Peygamberimiz ahlâkı güzel olan müslüman olmayanlara bile ilgi duyardı. Tay kabilesi Hz. Ali tarafından esir alınmış ve esirler Medine’ye getirilmişti. Bu kabilenin cömertliği ile meşhur şairi Hâtim et-Tâî’nin kızı Seffane de esirler arasında bulunuyordu. Bu kadın Peygamberimizin huzuruna çıkarak:

—Ey Muhammed, ben, kavminin efendisi olan Hâtim et — Tâî’nin kızıyım. Babam, iyi ahlâk sahibi idi. Çoluk çocuğunu korur, köleleri ve esirleri azâd eder, açı doyurur, çıplağı giydirir, konuğu ağırlar, yemek yedirir, karşılaştığı kimselere selâm verir, hiçbir ihtiyaç sahibini geri çevirmezdi. İşte ben böyle bir adamın kızıyım. Babamın hatırı için beni serbest bırak, dedi. Peygamberimiz(s.a.v):

—Ne diyorsun, bu saydıkların müminlerin nitelikleridir, buyurduktan sonra; “Bu kadını serbest bırakın. Çünkü bunun babası güzel ahlâkı seviyordu, Allah Teâlâ da güzel ahlâkı sever” buyurdu. Orada bulunan Ebû Burde b. Yenar ayağa kalkarak:

—Ey Allah’ın Resûlü, Allah Teâlâ güzel ahlâkı seviyor mu? dedi. Peygamberimiz;

—Nefsimi kudret elinde tutan Allah’a yemin ederim ki, bir kimse Cennete ancak güzel ahlâkı sebebiyle girer, buyurdu. Gerçekten Peygamberimiz güzel ahlâka büyük önem verirdi. “Benim katımda en sevimliniz ve kıyamet gününde meclisime en yakınınız ahlâkı en güzel olanınızdır. Sizden en sevmediğim ve kıyamet gününde meclisimden en uzakta kalacak olanlar; kibirli kibirli ağız eğerek gösteriş için lugat parçalayan ve çok konuşan kimselerdir.” buyurdular.

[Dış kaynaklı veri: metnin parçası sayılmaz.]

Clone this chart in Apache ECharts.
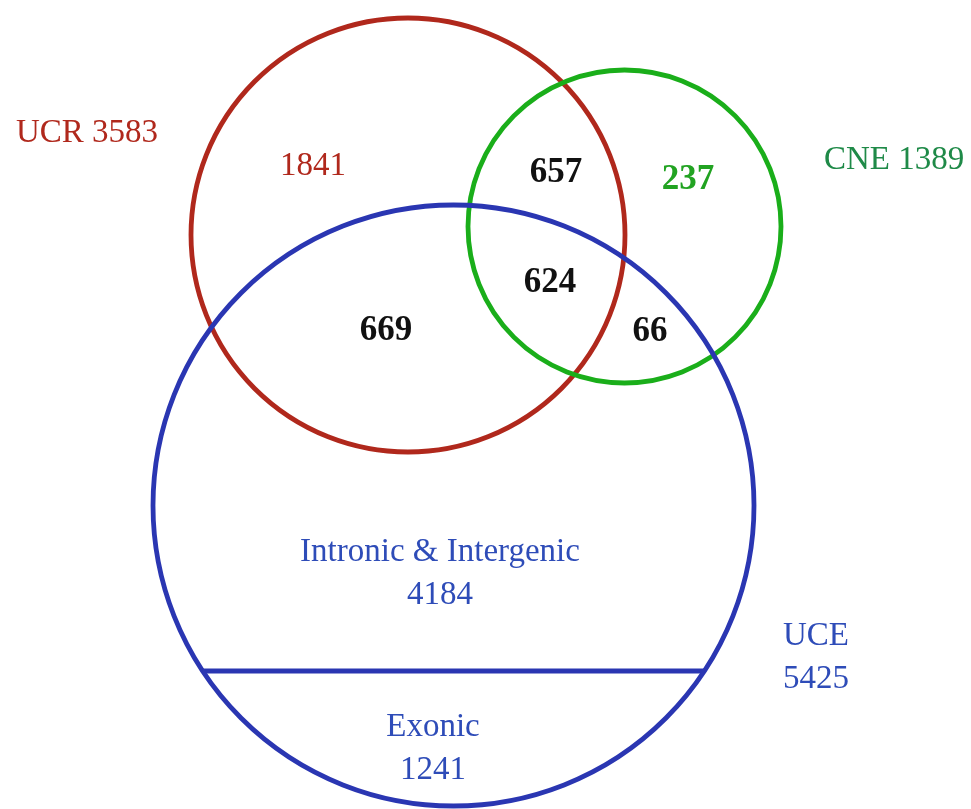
<!DOCTYPE html>
<html>
<head>
<meta charset="utf-8">
<script src="https://cdn.jsdelivr.net/npm/echarts@6/dist/echarts.min.js"></script>
<style>html,body{margin:0;padding:0;background:#fff}#c{width:971px;height:809px}</style>
</head>
<body>
<div id="c"></div>
<script>
// ---- data ----
const setNames = ['UCR', 'CNE', 'UCE'];
const setTotals = [3583, 1389, 5425];
const regionNames = ['UCR only', 'UCR∩CNE', 'CNE only', 'UCR∩CNE∩UCE', 'UCR∩UCE', 'CNE∩UCE'];
const regionCounts = [1841, 657, 237, 624, 669, 66];
const uceParts = ['Intronic & Intergenic', 'Exonic'];
const uceCounts = [4184, 1241];

// ---- layout (geometry and styles) ----
const W = 971, H = 809;
const colors = { UCR: '#b0281c', CNE: '#1aae1a', UCE: '#2a36b2' };
const labelColors = { UCR: '#b0281c', CNE: '#1f8a48', UCE: '#2e4cb8' };
const circles = [ // cx, cy, r in canvas units
  [408, 235, 217],
  [624.5, 226.5, 156.5],
  [453.5, 505.5, 300.5]
];
const dividerY = 671;
const TY = 3; // text baseline tweak
const setLabelPos = [[87, 130], [894, 157], [816, 655]];
const regionPos = [[313, 163], [556, 170], [688, 177], [550, 280], [386, 328], [650, 329]];
const regionColor = ['#b0281c', '#111', '#22a322', '#111', '#111', '#111'];
const regionBold = [false, true, true, true, true, true];
const uceLabelPos = [[440, 571], [433, 746]];

const FONT = '"Liberation Serif", "Times New Roman", serif';

const chart = echarts.init(document.getElementById('c'), null, { renderer: 'canvas' });

function circleItem(params, api) {
  const i = params.dataIndex;
  const c = api.coord([api.value(0), api.value(1)]);
  const r = api.size([api.value(2), 0])[0];
  const name = setNames[i];
  const children = [{
    type: 'circle',
    shape: { cx: c[0], cy: c[1], r: r },
    style: { fill: 'none', stroke: colors[name], lineWidth: 4.8 }
  }];
  if (name === 'UCE') {
    const dy = api.size([0, dividerY - api.value(1)])[1];
    const dx = Math.sqrt(r * r - dy * dy);
    children.push({
      type: 'line',
      shape: { x1: c[0] - dx, y1: c[1] + dy, x2: c[0] + dx, y2: c[1] + dy },
      style: { stroke: colors.UCE, lineWidth: 4.8 }
    });
  }
  return { type: 'group', children };
}

function textItem(getText, getColor, getWeight) {
  return function (params, api) {
    const i = params.dataIndex;
    const p = api.coord([api.value(0), api.value(1)]);
    const w = getWeight(i);
    return {
      type: 'text',
      x: p[0], y: p[1] + TY,
      style: {
        text: getText(i),
        fill: getColor(i),
        font: w + (w === 'bold' ? ' 35px ' : ' 33px ') + FONT,
        align: 'center',
        verticalAlign: 'middle',
        lineHeight: 43
      }
    };
  };
}

chart.setOption({
  animation: false,
  backgroundColor: '#fff',
  grid: { left: 0, right: 0, top: 0, bottom: 0 },
  xAxis: { type: 'value', min: 0, max: W, show: false },
  yAxis: { type: 'value', min: 0, max: H, inverse: true, show: false },
  series: [
    {
      type: 'custom', name: 'sets',
      data: circles.map((c, i) => ({ name: setNames[i], value: c })),
      renderItem: circleItem
    },
    {
      type: 'custom', name: 'setLabels',
      data: setLabelPos.map((p, i) => ({ name: setNames[i], value: [p[0], p[1], setTotals[i]] })),
      renderItem: textItem(
        i => i === 2 ? setNames[i] + '\n' + setTotals[i] : setNames[i] + ' ' + setTotals[i],
        i => labelColors[setNames[i]],
        () => 'normal')
    },
    {
      type: 'custom', name: 'regions',
      data: regionPos.map((p, i) => ({ name: regionNames[i], value: [p[0], p[1], regionCounts[i]] })),
      renderItem: textItem(
        i => String(regionCounts[i]),
        i => regionColor[i],
        i => regionBold[i] ? 'bold' : 'normal')
    },
    {
      type: 'custom', name: 'uceParts',
      data: uceLabelPos.map((p, i) => ({ name: uceParts[i], value: [p[0], p[1], uceCounts[i]] })),
      renderItem: textItem(
        i => uceParts[i] + '\n' + uceCounts[i],
        () => labelColors.UCE,
        () => 'normal')
    }
  ]
});
</script>
</body>
</html>
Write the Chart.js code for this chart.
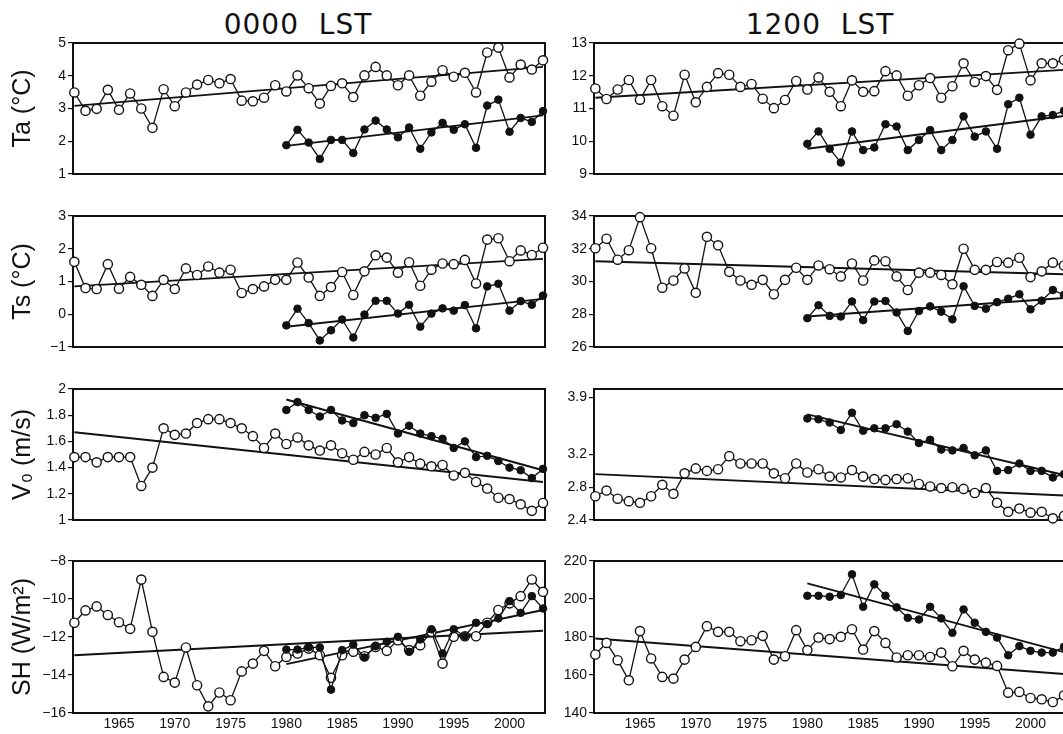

Güzel ahlak sahibi olmanın hem amel hemde iman ile sıkı bir bağı vardır. Zira, Peygamber(s.a.v); “İman yönünden müminlerin en olgunu ahlâkı en güzel olanlarıdır. En hayırlınız da kadınları için hayırlı olanınızdır.” buyurarak imanın kemal derecesine ancak güzel ahlak sahibi insanlarin ulaşacağını vurgulamıştır. Allah(c.c) da Kuranda; “Namazı dosdoğru kıl. Çünkü namaz, insanı hayasızlıktan ve kötülükten alıkor.” Buyurarak güzel bir şekilde yapılan ibadetlerin kötü ahlaktan uzaklaşmaya sabep olduğuna dikkatleri çekmiştir. Bunun için sağlam bir imanla beraber özenerek yapilan salih ameller ahlakın güzelleşmesine ve olgunlaşmasına vesile olacaktır.

Yüce rabbim iman, amel ve güzel ahlak sahibi olup, güzel ahlak sahibi nesil yetiştirmeyi bizlere nasip eylesin. Her türlü kötü ahlaktan da bizleri uzak eylesin.